### Supplied information:

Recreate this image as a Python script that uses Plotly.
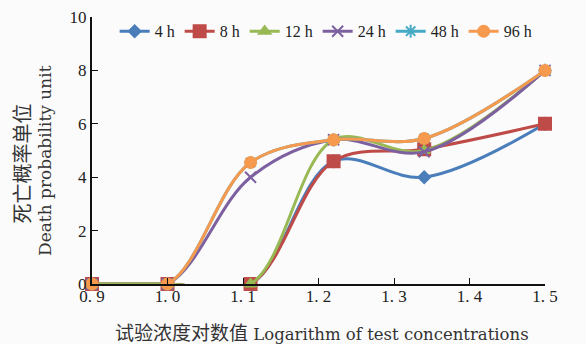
import plotly.graph_objects as go

x_vals = [0.9, 1.0, 1.11, 1.22, 1.34, 1.5]
series_names = ["4 h", "8 h", "12 h", "24 h", "48 h", "96 h"]
y_4h = [0, 0, 0, 4.6, 4.0, 6.0]
y_8h = [0, 0, 0, 4.6, 5.05, 6.0]
y_12h = [0, 0, 0, 5.4, 5.0, 8.0]
y_24h = [0, 0, 4.0, 5.4, 4.95, 8.0]
y_48h = [0, 0, 4.55, 5.4, 5.45, 8.0]
y_96h = [0, 0, 4.55, 5.4, 5.45, 8.0]
x_ticks = [0.9, 1.0, 1.1, 1.2, 1.3, 1.4, 1.5]
x_tick_labels = ["0. 9", "1. 0", "1. 1", "1. 2", "1. 3", "1. 4", "1. 5"]
y_ticks = [0, 2, 4, 6, 8, 10]
x_title_cn = "试验浓度对数值"
x_title_en = "Logarithm of test concentrations"
y_title_cn = "死亡概率单位"
y_title_en = "Death probability unit"

all_y = [y_4h, y_8h, y_12h, y_24h, y_48h, y_96h]
colors = ["#4A7EBB", "#BE4B48", "#98B954", "#7D60A0", "#46AAC5", "#F59A4E"]
symbols = ["diamond", "square", "triangle-up", "x-thin", "asterisk", "circle"]
msizes = [9, 12, 10, 11, 11, 11]

fig = go.Figure()
for name, ys, c, s, ms in zip(series_names, all_y, colors, symbols, msizes):
    fig.add_trace(go.Scatter(
        x=x_vals, y=ys, name=name, mode="lines+markers",
        line=dict(color=c, width=3, shape="spline", smoothing=1.0),
        marker=dict(symbol=s, size=ms, color=c, line=dict(color=c, width=2)),
        cliponaxis=False,
    ))

font_main = "Liberation Serif, Noto Sans CJK SC, serif"
font_title = "DejaVu Serif, Noto Sans CJK SC, serif"
fig.update_layout(
    width=586, height=344,
    margin=dict(l=92, r=41, t=17, b=60),
    paper_bgcolor="#fbfbfb", plot_bgcolor="#fbfbfb",
    font=dict(family=font_main, size=15, color="#222"),
    showlegend=True,
    legend=dict(orientation="h", x=0.05, y=1.01, xanchor="left", yanchor="top",
                bgcolor="rgba(0,0,0,0)", font=dict(size=16), itemwidth=30,
                tracegroupgap=0),
    xaxis=dict(range=[0.9, 1.5], tickvals=x_ticks, ticktext=x_tick_labels,
               showgrid=False, zeroline=False, showline=True, linecolor="#111",
               linewidth=2, ticks="inside", ticklen=6, tickcolor="#111",
               tickfont=dict(size=17), automargin=False, ticklabelstandoff=-4),
    yaxis=dict(range=[0, 10], tickvals=y_ticks, showgrid=False, zeroline=False,
               showline=True, linecolor="#111", linewidth=2, ticks="inside",
               ticklen=6, tickcolor="#111", tickfont=dict(size=17),
               automargin=False),
    annotations=[
        dict(text=f'<span style="font-size:19px">{x_title_cn}</span> {x_title_en}',
             xref="paper", yref="paper", x=0.508, y=-0.185,
             xanchor="center", yanchor="middle", showarrow=False,
             font=dict(size=16.5, family=font_title, color="#333")),
        dict(text=y_title_cn, xref="paper", yref="paper", x=-0.152, y=0.452,
             xanchor="center", yanchor="middle", textangle=-90, showarrow=False,
             font=dict(size=20, family=font_title, color="#333")),
        dict(text=y_title_en, xref="paper", yref="paper", x=-0.104, y=0.464,
             xanchor="center", yanchor="middle", textangle=-90, showarrow=False,
             font=dict(size=17, family=font_title, color="#333")),
    ],
)
fig.write_html("out.html", config={"displayModeBar": False},
               post_script="document.body.style.margin='0';document.body.style.padding='0';")
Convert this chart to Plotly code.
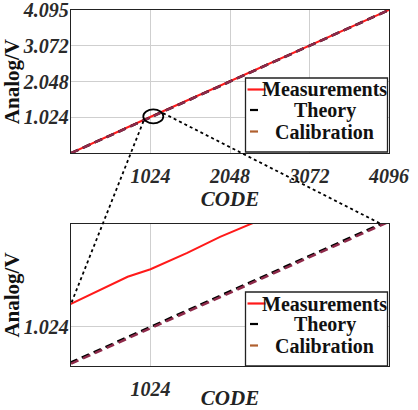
import plotly.graph_objects as go

# ---------------- data ----------------
theory_code = [0, 4095]
theory_v = [0.0, 4.095]

calib_code = [0, 4095]
calib_v = [-0.0003, 4.0947]

meas_code = [0, 1016, 1021.7, 1024, 1027.7, 1031, 1034.3, 4095]
meas_v = [0.0, 1.0292, 1.0353, 1.0370, 1.0407, 1.0443, 1.0474, 4.095]

top_xticks = [1024, 2048, 3072, 4096]
top_yticks = [1.024, 2.048, 3.072, 4.095]
top_yticktext = ["1.024", "2.048", "3.072", "4.095"]
bot_xticks = [1024]
bot_yticks = [1.024]
bot_yticktext = ["1.024"]

series_names = ["Measurements", "Theory", "Calibration"]
series_colors = ["#ff1a1a", "#000000", "#8e2a4a"]
legend_sample_colors = ["#ff1a1a", "#000000", "#b0602f"]

top_xrange = [0, 4096]
top_yrange = [0, 4.0951]
bot_xrange = [1016, 1048]
bot_yrange = [1.0152, 1.0472]

# ---------------- layout geometry ----------------
W, H = 418, 410
ML, MR, MT, MB = 71, 29, 10, 44
PW, PH = W - ML - MR, H - MT - MB
top_dom = [0.598, 1.0]
bot_dom = [0.0, 0.399]

FONT = "Liberation Serif"


def px2paper(x, y):
    return (x - ML) / PW, (H - MB - y) / PH


def data2paper(x, y, xr, yr, dom):
    px = (x - xr[0]) / (xr[1] - xr[0])
    py = dom[0] + (y - yr[0]) / (yr[1] - yr[0]) * (dom[1] - dom[0])
    return px, py


fig = go.Figure()

dashes = [None, "8px,5px", "8px,5px"]
widths = [2, 2.5, 2.5]
data_sets = [(meas_code, meas_v), (theory_code, theory_v), (calib_code, calib_v)]
for (xs, ys), name, col, dsh, wd in zip(data_sets, series_names, series_colors, dashes, widths):
    for xa, ya in [("x", "y"), ("x2", "y2")]:
        fig.add_trace(go.Scatter(
            x=xs, y=ys, mode="lines", name=name, xaxis=xa, yaxis=ya,
            line=dict(color=col, width=wd, dash=dsh), showlegend=False,
        ))

tickfont = dict(family=FONT, size=20, color="#2a2a2a", weight="bold", style="italic")
titlefont_y = dict(family=FONT, size=21, color="#111111", weight="bold")
titlefont_x = dict(family=FONT, size=21, color="#222222", weight="bold", style="italic")
grid = "#cfcfcf"

common_x = dict(showline=True, mirror=True, linecolor="#222222", linewidth=1.3,
                showgrid=True, gridcolor=grid, gridwidth=1, zeroline=False,
                ticks="", tickfont=tickfont, ticklabelstandoff=5, automargin=False,
                ticklabeloverflow="allow",
                title=dict(text="CODE", font=titlefont_x, standoff=3))
common_y = dict(showline=True, mirror=True, linecolor="#222222", linewidth=1.3,
                showgrid=True, gridcolor=grid, gridwidth=1, zeroline=False,
                ticks="", tickfont=tickfont, ticklabelstandoff=-3, automargin=False,
                ticklabeloverflow="allow",
                title=dict(text="Analog/V", font=titlefont_y, standoff=1))

fig.update_layout(
    width=W, height=H,
    margin=dict(l=ML, r=MR, t=MT, b=MB, autoexpand=False),
    paper_bgcolor="white", plot_bgcolor="white",
    showlegend=False,
    xaxis=dict(common_x, domain=[0, 1], range=top_xrange, tickvals=top_xticks, anchor="y"),
    yaxis=dict(common_y, domain=top_dom, range=top_yrange, tickvals=top_yticks,
               ticktext=top_yticktext, anchor="x"),
    xaxis2=dict(common_x, domain=[0, 1], range=bot_xrange, tickvals=bot_xticks, anchor="y2"),
    yaxis2=dict(common_y, domain=bot_dom, range=bot_yrange, tickvals=bot_yticks,
                ticktext=bot_yticktext, anchor="x2"),
)

shapes = []
annots = []

# zoom ellipse on the top panel
shapes.append(dict(type="circle", xref="x", yref="y", x0=931, x1=1189, y0=0.85, y1=1.25,
                   line=dict(color="black", width=1.8)))

# dotted connector lines
l0 = data2paper(934, 0.916, top_xrange, top_yrange, top_dom)
l1 = data2paper(bot_xrange[0], meas_v[1], bot_xrange, bot_yrange, bot_dom)
r0 = data2paper(1185, 1.145, top_xrange, top_yrange, top_dom)
r1 = data2paper(bot_yrange[1] * 1000, bot_yrange[1], bot_xrange, bot_yrange, bot_dom)
for a, b in [(l0, l1), (r0, r1)]:
    shapes.append(dict(type="line", xref="paper", yref="paper", x0=a[0], y0=a[1], x1=b[0], y1=b[1],
                       line=dict(color="black", width=1.8, dash="3px,3px")))


# manual legends (box, line samples, centred text)
def add_legend(top_px):
    x0, y0 = px2paper(245.5, top_px)
    x1, y1 = px2paper(387.5, top_px + 74)
    shapes.append(dict(type="rect", xref="paper", yref="paper", x0=x0, y0=y0, x1=x1, y1=y1,
                       line=dict(color="#222222", width=1.3), fillcolor="white", layer="above"))
    rows = [11.5, 32, 53.5]
    samples = [(247.5, 265.5), (250, 258), (250, 258)]
    for i, (name, col) in enumerate(zip(series_names, legend_sample_colors)):
        yy = top_px + rows[i]
        sa = px2paper(samples[i][0], yy)
        sb = px2paper(samples[i][1], yy)
        shapes.append(dict(type="line", xref="paper", yref="paper", x0=sa[0], y0=sa[1],
                           x1=sb[0], y1=sb[1], line=dict(color=col, width=2.2), layer="above"))
        tx, ty = px2paper(324.5, yy)
        annots.append(dict(xref="paper", yref="paper", x=tx, y=ty, text=name, showarrow=False,
                           xanchor="center", yanchor="middle",
                           font=dict(family=FONT, size=20, color="#111111", weight="bold")))


add_legend(78)
add_legend(292)

fig.update_layout(shapes=shapes, annotations=annots)
fig.write_html("out.html")
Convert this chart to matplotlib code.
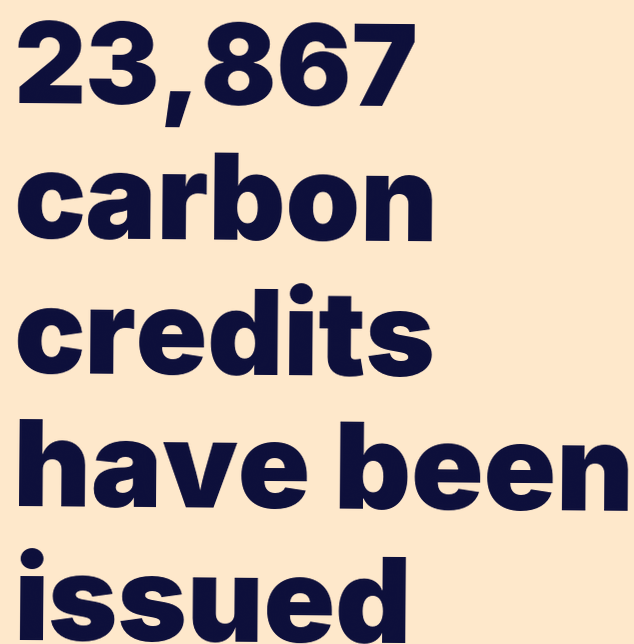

### Problem:
Show the lines of the data that hold the word "this".

### Response to the task:
Recreate this image as a Python script that uses Plotly.
Convert this chart to Plotly code.
Convert this chart to matplotlib code.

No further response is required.